Though Carrion may not be calling home to Bronx with regular updates, Latinos are hardly invisible in local politics, with nine members in the Black, Latino and Asian Caucus of the 51-member City Council, as well as representation in the state Assembly and Senate.
Meanwhile, the challenge for other ethnic groups in New York hasn't been a lack of high-profile, citywide leader – but rather the sheer lack of any elected officeholders at all. The South Asian community, which boasts some 300,000 people, has been one of the city's fastest-growing populations in recent years, with a large segment of Indian, Pakistani and Bangladeshi immigrants in the Jackson Heights section of Queens.
For an emerging generation of South Asians, there's a growing desire to participate in local politics. “We're seeing an awakening,” explains John Albert, 37 – a community organizer who was born in Chennai, India and made an unsuccessful 2002 bid for an Assembly seat in Flushing. “The South Asian vote is being diluted given how the district lines are drawn in Eastern Queens, and lawmakers will have to address that. When there's no representation, the nuanced points of policy that impacts the overall community doesn't get addressed by lawmakers.”

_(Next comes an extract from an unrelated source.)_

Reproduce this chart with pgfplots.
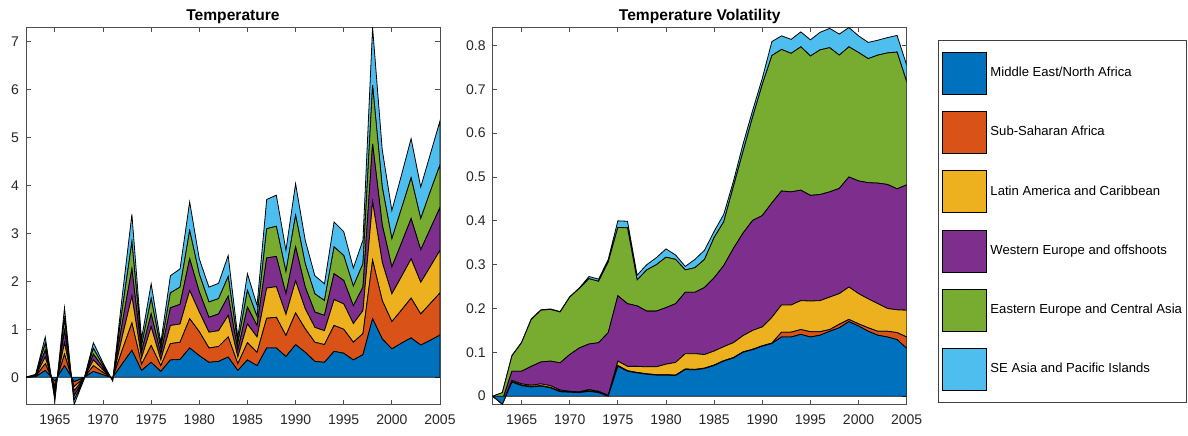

And while more electoral candidates are projected to emerge from New York's under-represented communities, experts caution that campaigns strictly rooted in blanket identity politics will be difficult to wage due to population shifts unfolding in many neighborhoods. “Like everything else, people make assumptions that simply having numbers is enough,” explains Jose Sanchez, a professor of political science at Long Island University's Brooklyn Campus. “But if you look at many Latino neighborhoods, for example, you aren't talking about one group. There's Puerto Ricans, Salvadorians, Mexicans, Cubans and Dominicans. And even though they speak the same language – there's different interests at work.”
Meanwhile, prospective contenders face plenty of other obstacles. “We've seen so many candidates from immigrant communities fail because they don't know what it takes to run a tactical campaign,” says Hong of NYIC, citing campaign financing difficulties and the lack of access to experienced consultants. “Anyone can be encouraged to run. But who's going to give them the technical assistance or help them meet the basic threshold to run a credible campaign?”
Any serious candidate knows those are real issues. But Reshma Saujani says something else is driving her uphill battle against a popular incumbent: “The stories that you hear from people across the district about the economic hardships that they're facing will break your heart. And that's what we're keeping at the forefront of this campaign.”